### STATED GOAL:
Restate the listing below word for word, omitting any images.

==== DATA BLOCK

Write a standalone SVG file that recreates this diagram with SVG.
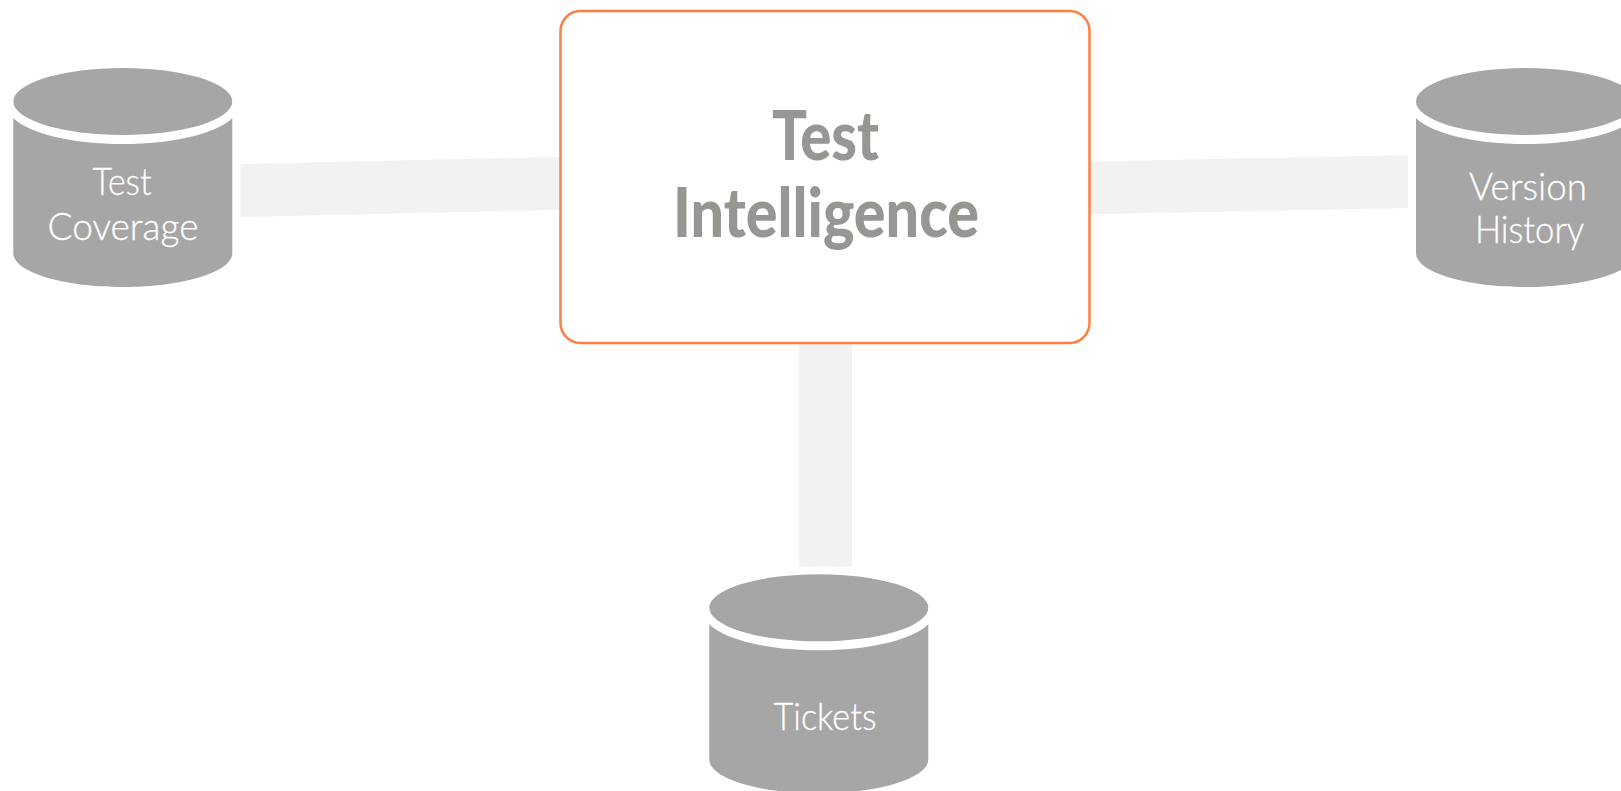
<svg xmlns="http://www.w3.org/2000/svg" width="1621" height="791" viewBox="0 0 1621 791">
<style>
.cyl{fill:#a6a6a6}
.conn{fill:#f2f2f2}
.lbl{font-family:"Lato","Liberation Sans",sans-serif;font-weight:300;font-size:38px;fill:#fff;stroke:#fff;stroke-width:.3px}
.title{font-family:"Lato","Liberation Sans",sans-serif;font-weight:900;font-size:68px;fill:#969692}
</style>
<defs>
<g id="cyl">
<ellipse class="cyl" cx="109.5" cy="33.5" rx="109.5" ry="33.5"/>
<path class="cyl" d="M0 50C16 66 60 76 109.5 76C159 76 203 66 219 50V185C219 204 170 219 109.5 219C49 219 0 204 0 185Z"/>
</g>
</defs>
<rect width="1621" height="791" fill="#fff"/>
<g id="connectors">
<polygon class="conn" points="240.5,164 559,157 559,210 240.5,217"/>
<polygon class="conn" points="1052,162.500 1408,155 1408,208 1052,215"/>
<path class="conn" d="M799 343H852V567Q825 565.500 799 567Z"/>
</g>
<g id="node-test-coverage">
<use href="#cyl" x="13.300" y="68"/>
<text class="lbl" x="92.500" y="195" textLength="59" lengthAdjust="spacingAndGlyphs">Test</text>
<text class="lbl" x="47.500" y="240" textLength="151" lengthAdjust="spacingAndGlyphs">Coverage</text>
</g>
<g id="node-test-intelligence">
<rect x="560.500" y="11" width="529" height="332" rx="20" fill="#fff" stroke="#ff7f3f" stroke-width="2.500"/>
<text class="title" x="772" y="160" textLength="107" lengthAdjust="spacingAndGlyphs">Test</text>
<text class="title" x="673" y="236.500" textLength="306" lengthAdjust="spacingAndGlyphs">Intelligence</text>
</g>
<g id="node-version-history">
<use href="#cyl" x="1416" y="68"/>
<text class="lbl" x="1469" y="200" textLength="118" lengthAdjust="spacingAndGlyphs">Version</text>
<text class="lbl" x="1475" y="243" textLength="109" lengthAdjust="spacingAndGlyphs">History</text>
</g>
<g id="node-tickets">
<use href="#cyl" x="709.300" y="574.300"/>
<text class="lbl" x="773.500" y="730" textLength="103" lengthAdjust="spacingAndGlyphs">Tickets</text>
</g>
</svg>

========

### ANSWER TO THE TASK:
Write a standalone SVG file that recreates this diagram with SVG.
<svg xmlns="http://www.w3.org/2000/svg" width="1621" height="791" viewBox="0 0 1621 791">
<style>
.cyl{fill:#a6a6a6}
.conn{fill:#f2f2f2}
.lbl{font-family:"Lato","Liberation Sans",sans-serif;font-weight:300;font-size:38px;fill:#fff;stroke:#fff;stroke-width:.3px}
.title{font-family:"Lato","Liberation Sans",sans-serif;font-weight:900;font-size:68px;fill:#969692}
</style>
<defs>
<g id="cyl">
<ellipse class="cyl" cx="109.5" cy="33.5" rx="109.5" ry="33.5"/>
<path class="cyl" d="M0 50C16 66 60 76 109.5 76C159 76 203 66 219 50V185C219 204 170 219 109.5 219C49 219 0 204 0 185Z"/>
</g>
</defs>
<rect width="1621" height="791" fill="#fff"/>
<g id="connectors">
<polygon class="conn" points="240.5,164 559,157 559,210 240.5,217"/>
<polygon class="conn" points="1052,162.500 1408,155 1408,208 1052,215"/>
<path class="conn" d="M799 343H852V567Q825 565.500 799 567Z"/>
</g>
<g id="node-test-coverage">
<use href="#cyl" x="13.300" y="68"/>
<text class="lbl" x="92.500" y="195" textLength="59" lengthAdjust="spacingAndGlyphs">Test</text>
<text class="lbl" x="47.500" y="240" textLength="151" lengthAdjust="spacingAndGlyphs">Coverage</text>
</g>
<g id="node-test-intelligence">
<rect x="560.500" y="11" width="529" height="332" rx="20" fill="#fff" stroke="#ff7f3f" stroke-width="2.500"/>
<text class="title" x="772" y="160" textLength="107" lengthAdjust="spacingAndGlyphs">Test</text>
<text class="title" x="673" y="236.500" textLength="306" lengthAdjust="spacingAndGlyphs">Intelligence</text>
</g>
<g id="node-version-history">
<use href="#cyl" x="1416" y="68"/>
<text class="lbl" x="1469" y="200" textLength="118" lengthAdjust="spacingAndGlyphs">Version</text>
<text class="lbl" x="1475" y="243" textLength="109" lengthAdjust="spacingAndGlyphs">History</text>
</g>
<g id="node-tickets">
<use href="#cyl" x="709.300" y="574.300"/>
<text class="lbl" x="773.500" y="730" textLength="103" lengthAdjust="spacingAndGlyphs">Tickets</text>
</g>
</svg>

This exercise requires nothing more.